The Spaniard was brought in to Yamaha to replace Jorge Lorenzo and try to win the MotoGP title. Despite winning races, he has never looked like being a consistent title contender.

The move frees Viñales up to take the place of Lorenzo Savadori at Aprilia. Whether that happens remains to be seen: jumping straight off a Yamaha onto a very different motorcycle like the Aprilia RS-GP is no simple swap.

What teams and riders want to do when changing machines is to be able to take their time doing several laps at a time with no time pressure, to evaluate and understand a new machine.

Three 45-minute sessions, one 30-minute session, and the pressure of qualifying and the race are a far from ideal environment for learning to understand a bike. However, if Viñales and Aprilia can approach it as getting an early jump on testing for 2022, that would reduce some of the pressure on him.

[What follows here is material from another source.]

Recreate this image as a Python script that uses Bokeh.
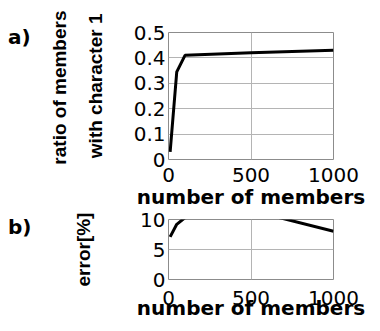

The sacking of Viñales leaves Yamaha with a hole to fill. The most obvious move would be to put Cal Crutchlow on the bike for the rest of the year, though that would disrupt the British rider’s testing program, which is ostensibly why he was hired.

Yamaha may face pressure to put Valentino Rossi on the bike for the final part of his final season in MotoGP. That would create a raft of complications, however, especially with sponsors of the Petronas Yamaha SRT team, who were paying to see their names on Rossi’s bike.

Furthermore, with Petronas and Eneos (who sponsor Yamaha) rival oil companies, that would make it almost impossible contractually. Petronas could then use the second seat to test out some of their riders from Moto2 and Moto3 on the bike.

That might be unusual, but we have seen some extraordinarily unusual things in MotoGP this year. So we can’t rule anything out.